El muro que los separa, al mismo tiempo que los une, mantiene en pie de guerra a mis dos vecinos de enfrente. El muro que los une, y al mismo tiempo los separa, ha crecido, increíblemente, entre dos personas sensatas.
Creo que la razón está sobrevalorada en estos tiempos de afirmación personal y reinos de Taifas. Me parece que sólo es soberbia contenida, orgullo disfrazado, en dosis cada vez más exigentes para la convivencia pacífica.
Porque estamos cambiando mandamientos por decretos, confundiendo civilización con normativa. Hemos dejado de pensar en los demás para que piense en ellos la policía. Cualquier cosa está permitida si no te pillan «in fraganti», e incluso, aún así, que nadie se atreva a mirarte mal.
Han vuelto los tiempos revueltos del Far West, en los que salimos a la calle empuñando nuestros derechos, para denunciar primero y preguntar después. Y dejamos encerrada en casa la cortesía, mientras campa por sus respetos un peligroso concepto antisimétrico de libertad, que transforma la igualdad en una palabra vacía.
No entiendo de jurisprudencias ni creo en esa razón minúscula que roza el borde de la red en el juego del tuya-mía. Me cuesta hacerme a la idea, porque yo no sé nada de buscar culpables ni de catalogar actuaciones ajustándolas a derecho.

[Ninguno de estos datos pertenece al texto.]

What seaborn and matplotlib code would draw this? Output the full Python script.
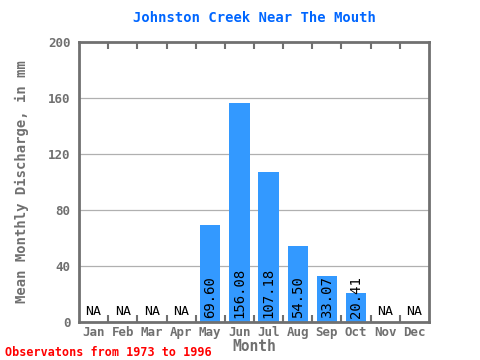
import numpy as np
import pandas as pd
import seaborn as sns
import matplotlib
matplotlib.use("Agg")
import matplotlib.pyplot as plt
from matplotlib.ticker import MultipleLocator

months = ["Jan", "Feb", "Mar", "Apr", "May", "Jun", "Jul", "Aug", "Sep", "Oct", "Nov", "Dec"]
discharge = [np.nan, np.nan, np.nan, np.nan, 69.60, 156.08, 107.18, 54.50, 33.07, 20.41, np.nan, np.nan]

sns.set_style("white")
plt.rcParams['font.family'] = ['DejaVu Sans Mono']

df = pd.DataFrame({"month": months, "discharge": discharge})

fig = plt.figure(figsize=(4.8, 3.6), dpi=100)
ax = fig.add_axes([79/480, 1 - 322/360, 350/480, 280/360])

gray = "#707070"
for y in [40, 80, 120, 160]:
    ax.axhline(y, color="#b0b0b0", lw=0.9, zorder=0)

sns.barplot(data=df, x="month", y="discharge", color="#3399ff", width=0.7,
            saturation=1, linewidth=0, edgecolor="none", ax=ax, zorder=2)

for i, v in enumerate(discharge):
    if np.isnan(v):
        ax.text(i, 3, "NA", ha="center", va="bottom", fontsize=9.5, color="black")
    else:
        ax.text(i, 2.5, f"{v:.2f}", ha="center", va="bottom", rotation=90,
                fontsize=10, color="black", zorder=3)

ax.set_ylim(0, 200)
ax.set_xlim(-0.5, 11.5)
ax.yaxis.set_major_locator(MultipleLocator(40))
ax.yaxis.set_minor_locator(MultipleLocator(10))
ax.tick_params(axis="y", which="major", direction="in", length=6, width=1.5, colors=gray,
               labelsize=9, pad=6)
ax.tick_params(axis="y", which="minor", direction="in", length=3, width=1.2, color=gray)
ax.set_xticks(range(12))
ax.set_xticklabels(months)
ax.tick_params(axis="x", which="major", length=0, colors=gray, labelsize=9, pad=3)
ax.set_xticks(np.arange(0.5, 11.5, 1), minor=True)
ax.tick_params(axis="x", which="minor", direction="in", length=5, width=1.5, color=gray,
               top=True, bottom=True)
for lab in ax.get_xticklabels() + ax.get_yticklabels():
    lab.set_fontweight("bold")
    lab.set_color(gray)

for s in ax.spines.values():
    s.set_visible(True)
    s.set_color(gray)
    s.set_linewidth(2)

ax.set_xlabel("Month", fontsize=10.5, fontweight="bold", color=gray, labelpad=0)
ax.set_ylabel("Mean Monthly Discharge, in mm", fontsize=10, fontweight="bold", color=gray,
              labelpad=14)
fig.text(0.5 * (79 + 429) / 480, 1 - 18/360, "Johnston Creek Near The Mouth", ha="center",
         va="center", fontsize=10, fontweight="bold", color="#0066ff")
fig.text(5/480, 1 - 352/360, "Observatons from 1973 to 1996", ha="left", va="center",
         fontsize=8.5, fontweight="bold", color="#ff0000")

fig.savefig("out.png", dpi=100)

Pero, no lo puedo remediar, me mata la curiosidad de saber qué pasaría si, en el próximo verano de jardín que está esperando en la vuelta de la esquina, mis dos vecinos enfrentados permutaran sus casas durante unos días.
Lo que nos separa de los demás es, precisamente, lo que más puede unirnos en este mundo. La imaginación es un arma cargada de futuro.